Recently, a study led by the Complex Systems Research Institute (CSH) in Austria revealed that while large language models (LLMs) perform excellently in various tasks, they show shortcomings when faced with advanced historical questions. The research team tested three top models, including OpenAI's GPT-4, Meta's Llama, and Google's Gemini, and the results were disappointing.
Image Source Note: Image generated by AI, authorized by Midjourney
To evaluate the performance of these models in historical knowledge, the researchers developed a benchmarking tool called "Hist-LLM." This tool is based on the Seshat Global History Database and aims to verify the accuracy of AI responses to historical questions. The research results were presented at the renowned artificial intelligence conference NeurIPS, showing that the best-performing model, GPT-4Turbo, achieved an accuracy rate of only 46%. This result indicates that its performance is only slightly better than random guessing.

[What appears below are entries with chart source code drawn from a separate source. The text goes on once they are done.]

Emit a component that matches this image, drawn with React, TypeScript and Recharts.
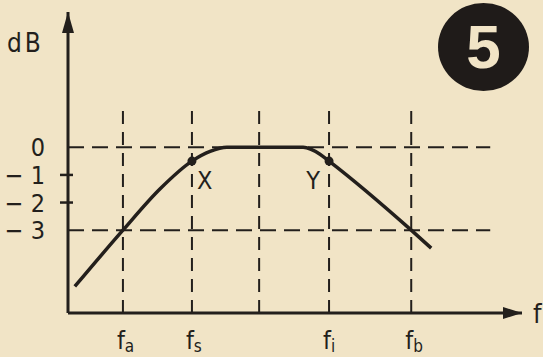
import React from 'react';
import { LineChart, Line, XAxis, YAxis, ReferenceLine, ReferenceDot } from 'recharts';

// frequency (arbitrary linear units along the f axis) and response in dB
const freq = [1.5, 12.1, 20.3, 27.3, 31.3, 35, 51.8, 55.5, 57.5, 75.6, 80];
const gain = [-5.04, -3, -1.5, -0.5, -0.15, 0, 0, -0.25, -0.5, -3, -3.65];

const xTicks = [12.1, 27.3, 57.5, 75.6];
const xTickSubs = ['a', 's', 'i', 'b'];
const yTicks = [0, -1, -2, -3];
const yTickLabels = ['0', '− 1', '− 2', '− 3'];
const yTickMarks = [-1, -2];
const gridX = [12.1, 27.3, 42.1, 57.5, 75.6];
const gridXTop = 1.55;
const gridY = [0, -3];
const gridYEnd = 93;
const markerF = [27.3, 57.5];
const markerG = [-0.5, -0.5];
const markerLabels = ['X', 'Y'];
const badge = '5';

const INK = '#231f1c';
const BG = '#f1e4c6';
const FONT = '"DejaVu Sans Condensed", "DejaVu Sans", sans-serif';

const data = freq.map((f, i) => ({ f, g: gain[i] }));

const YTick = (props: any) => {
  const { x, y, payload } = props;
  const idx = yTicks.indexOf(payload.value);
  const showMark = yTickMarks.includes(payload.value);
  return (
    <g>
      {showMark && <line x1={x - 8} x2={x + 5} y1={y} y2={y} stroke={INK} strokeWidth={2.5} />}
      <text x={x - 23} y={y + 9} textAnchor="end" fontFamily={FONT} fontSize={25} fill={INK}>
        {yTickLabels[idx]}
      </text>
    </g>
  );
};

const XTick = (props: any) => {
  const { x, y, payload } = props;
  const idx = xTicks.indexOf(payload.value);
  return (
    <text x={x - 6} y={y + 36} fontFamily={FONT} fontSize={25} fill={INK}>
      f
      <tspan dy={3} fontSize={17}>{xTickSubs[idx]}</tspan>
    </text>
  );
};

const XArrow = (props: any) => {
  const { cx, cy } = props;
  return (
    <g>
      <polygon points={`${cx},${cy} ${cx - 19},${cy - 6} ${cx - 19},${cy + 6}`} fill={INK} />
      <text x={cx + 11} y={cy + 10} fontFamily={FONT} fontSize={27} fill={INK}>f</text>
    </g>
  );
};

const YArrow = (props: any) => {
  const { cx, cy } = props;
  return (
    <g>
      <polygon points={`${cx},${cy} ${cx - 6},${cy + 21} ${cx + 6},${cy + 21}`} fill={INK} />
      <text x={cx - 61} y={cy + 40} fontFamily={FONT} fontSize={26} fill={INK} letterSpacing={3}>dB</text>
    </g>
  );
};

const makeMarker = (label: string, side: 'right' | 'left') => (props: any) => {
  const { cx, cy } = props;
  return (
    <g>
      <circle cx={cx} cy={cy} r={4.5} fill={INK} />
      <text
        x={side === 'right' ? cx + 5 : cx - 9}
        y={cy + 28}
        textAnchor={side === 'right' ? 'start' : 'end'}
        fontFamily={FONT}
        fontSize={25}
        fill={INK}
      >
        {label}
      </text>
    </g>
  );
};

export default function App() {
  return (
    <div style={{ position: 'absolute', left: 0, top: 0, width: 543, height: 357, background: BG, overflow: 'hidden' }}>
      <LineChart
        width={543}
        height={357}
        data={data}
        margin={{ top: 12, right: 21, bottom: 0, left: 0 }}
      >
        <XAxis
          type="number"
          dataKey="f"
          domain={[0, 100]}
          ticks={xTicks}
          tick={<XTick />}
          tickLine={false}
          tickSize={0}
          tickMargin={0}
          height={44}
          axisLine={{ stroke: INK, strokeWidth: 3 }}
          allowDataOverflow
          interval={0}
        />
        <YAxis
          type="number"
          domain={[-6, 4.9]}
          ticks={yTicks}
          tick={<YTick />}
          tickLine={false}
          tickSize={0}
          tickMargin={0}
          width={68}
          axisLine={{ stroke: INK, strokeWidth: 3 }}
          allowDataOverflow
          interval={0}
        />
        {gridX.map((gx) => (
          <ReferenceLine
            key={'vx' + gx}
            segment={[{ x: gx, y: -6 }, { x: gx, y: gridXTop }]}
            stroke={INK}
            strokeWidth={2}
            strokeDasharray="13 8"
            ifOverflow="visible"
          />
        ))}
        {gridY.map((gy) => (
          <ReferenceLine
            key={'hy' + gy}
            segment={[{ x: 0, y: gy }, { x: gridYEnd, y: gy }]}
            stroke={INK}
            strokeWidth={2}
            strokeDasharray="16 8"
            ifOverflow="visible"
          />
        ))}
        <Line
          type="monotone"
          dataKey="g"
          stroke={INK}
          strokeWidth={3.5}
          dot={false}
          activeDot={false}
          isAnimationActive={false}
        />
        {markerF.map((mf, i) => (
          <ReferenceDot
            key={'m' + i}
            x={mf}
            y={markerG[i]}
            ifOverflow="visible"
            shape={makeMarker(markerLabels[i], i === 0 ? 'right' : 'left')}
          />
        ))}
        <ReferenceDot x={100} y={-6} ifOverflow="visible" shape={XArrow} />
        <ReferenceDot x={0} y={4.9} ifOverflow="visible" shape={YArrow} />
      </LineChart>
      <div
        style={{
          position: 'absolute',
          left: 438,
          top: 3,
          width: 91,
          height: 88,
          borderRadius: '50%',
          background: '#1f1b19',
          color: BG,
          fontFamily: '"Liberation Sans", Arial, sans-serif',
          fontWeight: 'bold',
          fontSize: 62,
          lineHeight: '88px',
          textAlign: 'center',
        }}
      >
        {badge}
      </div>
    </div>
  );
}
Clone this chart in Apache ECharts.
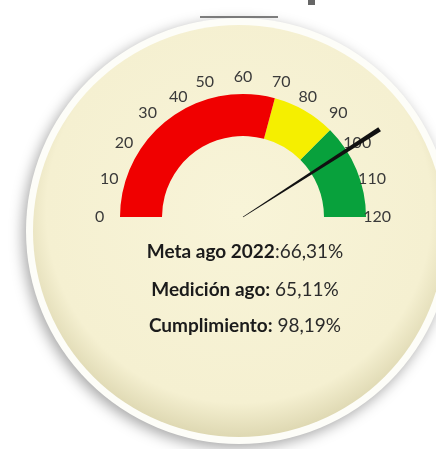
<!DOCTYPE html>
<html>
<head>
<meta charset="utf-8">
<script src="https://cdn.jsdelivr.net/npm/echarts@6/dist/echarts.min.js"></script>
<style>
  html, body { margin: 0; padding: 0; background: #fff; }
  #main { width: 436px; height: 449px; }
</style>
</head>
<body>
<div id="main"></div>
<script>
// escala del velocímetro
var escalaMin = 0;
var escalaMax = 120;
var escalaPaso = 10;
// tramos de color (límite superior de cada tramo)
var tramos = [70, 90, 120];
var coloresTramo = ['#f00000', '#f5ef00', '#08a13c'];
// valor de la aguja (cumplimiento)
var cumplimiento = 98.19;
// textos de abajo
var etiquetas = ['Meta ago 2022', 'Medición ago:', 'Cumplimiento:'];
var valores = [':66,31%', ' 65,11%', ' 98,19%'];

var chart = echarts.init(document.getElementById('main'));

var fuente = 'Lato';
var lineasTexto = etiquetas.map(function (t, i) {
  return {
    type: 'text',
    x: 245,
    y: [252, 290, 326][i],
    style: {
      text: '{b|' + t + '}{v|' + valores[i] + '}',
      align: 'center',
      verticalAlign: 'middle',
      rich: {
        b: { fontFamily: fuente, fontWeight: 'bold', fontSize: 19, fill: '#1b1b1b' },
        v: { fontFamily: fuente, fontSize: 19, fill: '#2a2a2a' }
      }
    }
  };
});

var option = {
  backgroundColor: '#ffffff',
  graphic: [
    {
      type: 'circle',
      shape: { cx: 239, cy: 231, r: 213 },
      style: {
        fill: '#fdfdf8',
        shadowBlur: 14,
        shadowColor: 'rgba(0,0,0,0.35)',
        shadowOffsetX: -3,
        shadowOffsetY: 4
      },
      z: -10
    },
    {
      type: 'circle',
      shape: { cx: 239, cy: 231, r: 206 },
      style: {
        fill: {
          type: 'radial', x: 0.5, y: 0.45, r: 0.55,
          colorStops: [
            { offset: 0, color: '#f8f4d8' },
            { offset: 0.85, color: '#f5f0d1' },
            { offset: 1, color: '#ded8b2' }
          ]
        }
      },
      z: -9
    },
    {
      type: 'line',
      shape: { x1: 200, y1: 17, x2: 278, y2: 17 },
      style: { stroke: '#555', lineWidth: 1.5 },
      z: -8
    },
    {
      type: 'rect',
      shape: { x: 308, y: 0, width: 7, height: 5 },
      style: { fill: '#666' },
      z: -8
    }
  ].concat(lineasTexto),
  series: [
    {
      type: 'gauge',
      center: [243, 217],
      radius: 123,
      startAngle: 180,
      endAngle: 0,
      min: escalaMin,
      max: escalaMax,
      splitNumber: (escalaMax - escalaMin) / escalaPaso,
      axisLine: {
        lineStyle: {
          width: 42,
          color: tramos.map(function (v, i) {
            return [(v - escalaMin) / (escalaMax - escalaMin), coloresTramo[i]];
          })
        }
      },
      axisTick: { show: false },
      splitLine: { show: false, length: 0, distance: 0 },
      axisLabel: {
        distance: -25,
        fontFamily: fuente,
        fontSize: 16,
        color: '#3a3a3a',
        align: 'center',
        verticalAlign: 'middle'
      },
      pointer: {
        icon: 'path://M0,0 L10,0 L5.6,100 L4.4,100 Z',
        length: '132%',
        width: 5,
        offsetCenter: [0, 0],
        itemStyle: { color: '#111' }
      },
      anchor: { show: false },
      title: { show: false },
      detail: { show: false },
      animation: false,
      data: [{ value: cumplimiento }]
    }
  ]
};

chart.setOption(option);
</script>
</body>
</html>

Maria del Rio-Chanona, an associate professor of computer science at University College London, stated, "Although large language models are impressive, their depth of understanding in advanced historical knowledge remains insufficient. They excel at handling simple facts but struggle with more complex historical questions." For instance, when asked whether scale armor existed in a specific period of ancient Egypt, GPT-4Turbo incorrectly responded, "Yes," whereas this technology actually appeared 1500 years later. Additionally, when researchers asked if ancient Egypt had a professional standing army, GPT-4 also incorrectly answered, "Yes," while the correct answer is no.
The research also revealed that the models performed poorly on questions related to certain regions (such as sub-Saharan Africa), indicating potential biases in their training data. The lead researcher, Peter Turchin, pointed out that these results reflect the fact that LLMs still cannot replace humans in certain fields.
Key Points:
- 📉 GPT-4Turbo's accuracy in advanced history exams is only 46%, indicating poor performance.
- 📚 The study shows that large language models still lack understanding of complex historical knowledge.
- 🌍 The research team hopes to enhance the application potential of models in historical research by improving testing tools.